### JOB
Beginning with the first line, set down every line through the one containing "ax.patch.set_alpha(0)", exactly as it appears, but not the pictures.

(Data items)
## START
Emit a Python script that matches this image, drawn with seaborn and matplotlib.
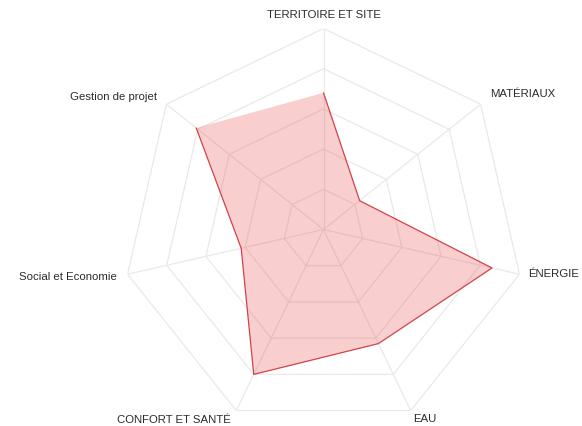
import numpy as np
import matplotlib
matplotlib.use("Agg")
import matplotlib.pyplot as plt
import seaborn as sns

# Scores per theme (0-100), clockwise from the top
categories = ["TERRITOIRE ET SITE", "MATÉRIAUX", "ÉNERGIE", "EAU",
              "CONFORT ET SANTÉ", "Social et Economie", "Gestion de projet"]
scores = [68, 23, 86, 63, 80, 42, 81]
grid_levels = [20, 40, 60, 80, 100]

# label placement: (dx, dy) in points from the outer vertex, ha, va
label_offsets = [(0, 6, "center", "bottom"), (7, 7, "left", "center"),
                 (6, 0, "left", "center"), (2, -6, "left", "center"),
                 (-4, -7, "right", "center"), (-8, -2, "right", "center"),
                 (-7, 5, "right", "center")]

sns.set_theme(style="white")
plt.rcParams["font.family"] = ["Liberation Sans", "DejaVu Sans"]

n = len(categories)
theta = np.pi / 2 - 2 * np.pi * np.arange(n) / n
theta_closed = np.append(theta, theta[0])

fig = plt.figure(figsize=(5.82, 4.26), dpi=100)
ax = fig.add_axes([0.2105, -0.0106, 0.6907, 0.9437], projection="polar")
ax.set_ylim(0, 100)
ax.grid(False)
ax.set_xticks([])
ax.set_yticks([])
ax.spines["polar"].set_visible(False)
ax.patch.set_alpha(0)

grid_color = "#e9e9e9"
for lvl in grid_levels:
    ax.plot(theta_closed, [lvl] * (n + 1), color=grid_color, lw=0.9, zorder=1)
for t in theta:
    ax.plot([t, t], [0, 100], color=grid_color, lw=0.9, zorder=1)

vals_closed = scores + scores[:1]
ax.fill(theta_closed, vals_closed, color="#e53935", alpha=0.24, lw=0, zorder=2)
sns.lineplot(x=theta_closed, y=vals_closed, sort=False, ax=ax,
             color="#d2424b", lw=0.9, zorder=3)
ax.set_xlabel("")
ax.set_ylabel("")

for t, name, (dx, dy, ha, va) in zip(theta, categories, label_offsets):
    ax.annotate(name, xy=(t, 100), xytext=(dx, dy), textcoords="offset points",
                ha=ha, va=va, fontsize=8.2, color="#2b2b2b", annotation_clip=False)

fig.savefig("out.png", dpi=100)
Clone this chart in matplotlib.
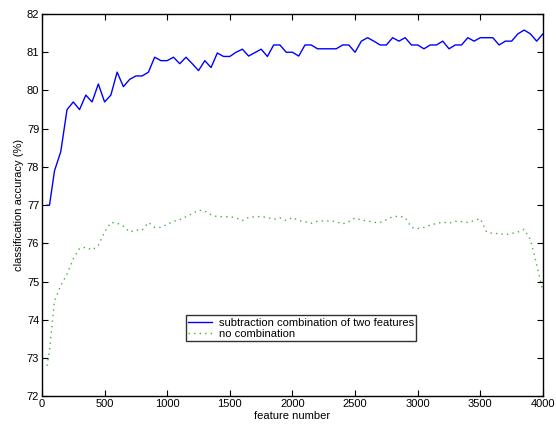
import matplotlib
matplotlib.use("Agg")
import matplotlib.pyplot as plt

plt.rcParams['font.family'] = ['Liberation Sans', 'DejaVu Sans']

# feature numbers (first two samples are denser)
features = [40, 60] + list(range(100, 4001, 50))

subtraction_acc = [
    77.0, 77.0, 77.9, 78.4, 79.5, 79.7, 79.5, 79.88, 79.7, 80.17,
    79.7, 79.88, 80.48, 80.1, 80.29, 80.38, 80.38, 80.48, 80.87, 80.78,
    80.78, 80.87, 80.7, 80.87, 80.7, 80.52, 80.78, 80.6, 80.98, 80.89,
    80.89, 81.0, 81.08, 80.9, 80.99, 81.08, 80.89, 81.19, 81.19, 81.0,
    81.0, 80.9, 81.19, 81.19, 81.09, 81.09, 81.09, 81.09, 81.19, 81.19,
    81.0, 81.29, 81.38, 81.29, 81.19, 81.19, 81.38, 81.29, 81.38, 81.19,
    81.19, 81.09, 81.19, 81.19, 81.29, 81.09, 81.19, 81.19, 81.38, 81.29,
    81.38, 81.38, 81.38, 81.19, 81.29, 81.29, 81.48, 81.58, 81.48, 81.29,
    81.48,
]

no_comb_acc = [
    72.8, 73.2, 74.5, 74.9, 75.2, 75.6, 75.87, 75.9, 75.83, 75.95,
    76.3, 76.55, 76.53, 76.45, 76.3, 76.35, 76.35, 76.55, 76.42, 76.42,
    76.5, 76.58, 76.62, 76.7, 76.78, 76.87, 76.85, 76.75, 76.7, 76.7,
    76.7, 76.67, 76.6, 76.68, 76.7, 76.7, 76.68, 76.63, 76.67, 76.6,
    76.68, 76.6, 76.57, 76.53, 76.58, 76.59, 76.59, 76.57, 76.51, 76.57,
    76.67, 76.61, 76.59, 76.55, 76.55, 76.62, 76.7, 76.71, 76.68, 76.42,
    76.39, 76.42, 76.48, 76.52, 76.56, 76.53, 76.58, 76.57, 76.55, 76.6,
    76.65, 76.3, 76.26, 76.26, 76.23, 76.26, 76.3, 76.37, 76.1, 75.45,
    74.75,
]

xticks = list(range(0, 4001, 500))
yticks = list(range(72, 83))

fig = plt.figure(figsize=(5.56, 4.24), dpi=100)
ax = fig.add_axes([0.0755, 0.065, 0.901, 0.902])

ax.plot(features, subtraction_acc, color='b', lw=1.0,
        label='subtraction combination of two features')
ax.plot(features, no_comb_acc, color='#44b044', lw=1.0, dashes=(1, 3),
        label='no combination')

ax.set_xlim(0, 4000)
ax.set_ylim(72, 82)
ax.set_xticks(xticks)
ax.set_yticks(yticks)
ax.tick_params(direction='in', top=True, right=True, length=4, width=0.8,
               labelsize=8, pad=2)
for s in ax.spines.values():
    s.set_linewidth(1.0)

ax.set_xlabel('feature number', fontsize=8, labelpad=1)
ax.set_ylabel('classification accuracy (%)', fontsize=8, labelpad=2)

leg = ax.legend(loc='lower left', bbox_to_anchor=(0.287, 0.145), fontsize=8,
                frameon=True, fancybox=False, borderpad=0.2, handlelength=2.2,
                handletextpad=0.6, labelspacing=0.1, borderaxespad=0)
leg.get_frame().set_edgecolor('black')
leg.get_frame().set_linewidth(1.0)

fig.savefig('out.png', dpi=100)
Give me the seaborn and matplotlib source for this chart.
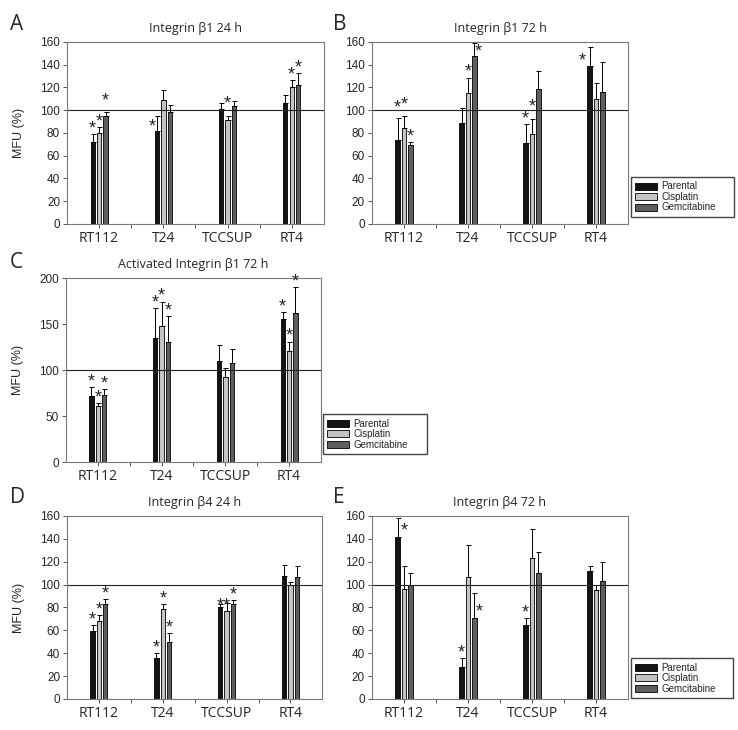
## END
### COMPLETED TASK
Emit a Python script that matches this image, drawn with seaborn and matplotlib.
import numpy as np
import matplotlib
matplotlib.use("Agg")
import matplotlib.pyplot as plt
import seaborn as sns

# Scores per theme (0-100), clockwise from the top
categories = ["TERRITOIRE ET SITE", "MATÉRIAUX", "ÉNERGIE", "EAU",
              "CONFORT ET SANTÉ", "Social et Economie", "Gestion de projet"]
scores = [68, 23, 86, 63, 80, 42, 81]
grid_levels = [20, 40, 60, 80, 100]

# label placement: (dx, dy) in points from the outer vertex, ha, va
label_offsets = [(0, 6, "center", "bottom"), (7, 7, "left", "center"),
                 (6, 0, "left", "center"), (2, -6, "left", "center"),
                 (-4, -7, "right", "center"), (-8, -2, "right", "center"),
                 (-7, 5, "right", "center")]

sns.set_theme(style="white")
plt.rcParams["font.family"] = ["Liberation Sans", "DejaVu Sans"]

n = len(categories)
theta = np.pi / 2 - 2 * np.pi * np.arange(n) / n
theta_closed = np.append(theta, theta[0])

fig = plt.figure(figsize=(5.82, 4.26), dpi=100)
ax = fig.add_axes([0.2105, -0.0106, 0.6907, 0.9437], projection="polar")
ax.set_ylim(0, 100)
ax.grid(False)
ax.set_xticks([])
ax.set_yticks([])
ax.spines["polar"].set_visible(False)
ax.patch.set_alpha(0)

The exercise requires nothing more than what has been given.